- Developer: Microsoft Game Studios
- Publisher: Microsoft Game Studios
- Producers: Tucker Hatfield Mike Ammerlaan
- Designers: Rob Brown Leon Rosenshein
- Artist: Rick Welsh
- Series: Microsoft Flight Simulator
- Platform: Microsoft Windows
- Release: NA: October 24, 2002; EU: November 15, 2002;
- Genre: Combat flight simulator
- Modes: Single-player, Multiplayer

= Combat Flight Simulator 3 =

2002 video game

A B-29 flying over Nazi Germany

Combat Flight Simulator 3: Battle for Europe (CFS3), is the latest installment of combat flight simulators from Microsoft Game Studios, released on October 24, 2002, in North America and on November 15, 2002, in Europe for the Microsoft Windows.

==Gameplay==
The game is more or less a heavily updated version of the first (Microsoft Combat Flight Simulator), offering a far wider range of options to the player.

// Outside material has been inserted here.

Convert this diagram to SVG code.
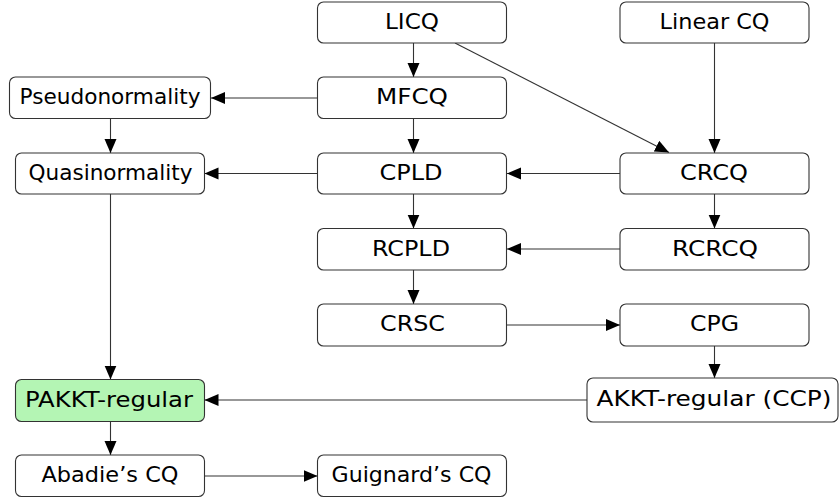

The game incorporates an active campaign mode, whereby the player may play for the USAAF, RAF or Luftwaffe in a campaign starting in March 1943. Based on the player's performance in North-west Europe, which spans from northernmost England to eastern Berlin, the player can alter the length and even outcome of the war. By avoiding the aviational errors of the Luftwaffe made in the past, and by targeting key targets in British production centres, it is even possible for the Germans to drive the Allies back to London and force their surrender. It is also possible for the Allies to make a landing in Fortress Europe prior to the 6/6/44, or D-day. The multiplayer game allows players to occupy different stations on the same vehicle. The multiplayer supports either Internet or local area network play.

==Reception==
Combat Flight Simulator 3 received a "Silver" sales award from the Entertainment and Leisure Software Publishers Association (ELSPA), indicating sales of at least 100,000 copies in the United Kingdom.

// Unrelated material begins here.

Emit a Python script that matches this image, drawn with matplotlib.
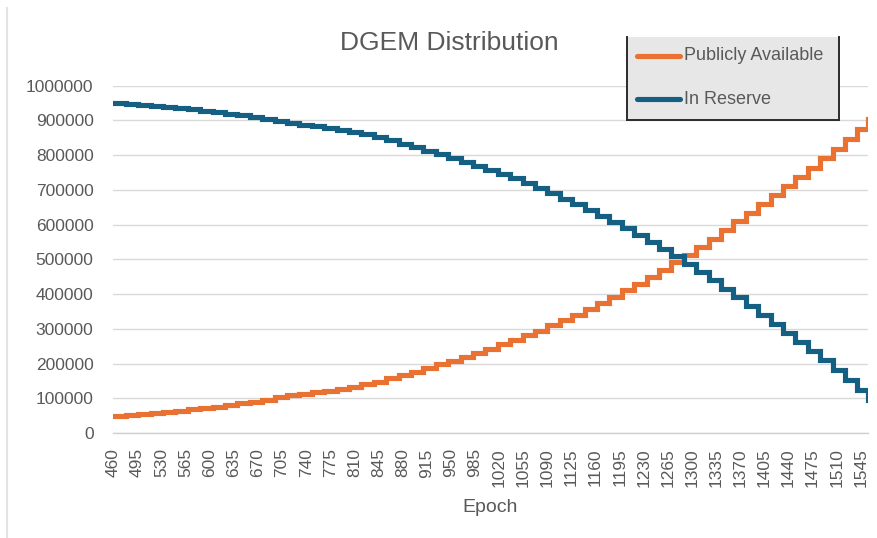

Combat Flight Simulator 3 was a nominee for The Electric Playgrounds 2002 "Best Simulation for PC" award, but lost to MechWarrior 4: Mercenaries. It also received a nomination for "Computer Simulation Game of the Year" at the AIAS' 6th Annual Interactive Achievement Awards., which was ultimately given to The Sims: Unleashed.

Combat Flight Simulator 3 garnered mixed reviews, and holds an average of 69/100 on aggregate web site Metacritic.

==Add-on==
Firepower is an expansion pack released in 2004, developed by Shockwave Productions and published by GMX Media and Tri Synergy. Firepower adds 18 new aircraft bringing the total of 36 military aircraft (or 56 with variants) to Combat Flight Simulator 3. Firepower also adds 50 new historical type missions, new ordnance and improved graphic effects.

The aircraft in Firepower include the B-17 Flying Fortress models F and G, B-29A Superfortress, Arado 234B Blitz, Dewoitine D.520 fighter, Dornier 217M medium bomber, Dornier 217N night fighter, He-162A Salamander, Me 334, Me410A Schnellbomber, Me410B-2 R-3 zerstorer, Me410B-2 U-2 R-4 zerstorer, Me410B-2 U-4 zerstorer, P-40N Warhawk, Ta-154 Moskito, Ta-152C1 R31, Ta-152H-1, Ta-183 Huckebein (Raven) Interceptor, Avro Lancaster Mk III heavy bomber, Ho-229 V5 Supersonic Fighter /bomber, Avro Lancaster GS heavy bomber, and a B-24J Liberator. Also there are 4 (or 5 with a free patch) new bombers in which the player can man different aircrew positions.

Player can use the bombsight to drop newly added ordnance onto a target like the Little Boy, Fat Man, German radiological dirty bombs or the Tallboy bomb. However some of these aircraft are hypothetical especially the German designs some of which never saw aerial combat during World War II. So is the German ordnance hypothetical as well. Another feature in this add on is that you can fly bombers in a formation, with FLAK effects when under enemy anti aircraft fire. Twenty-five missions of the Memphis Belle B-17 Flying Fortress are included in this add on.

Firepower garnered generally positive reviews, and holds an average of 88/100 on aggregate web site Metacritic.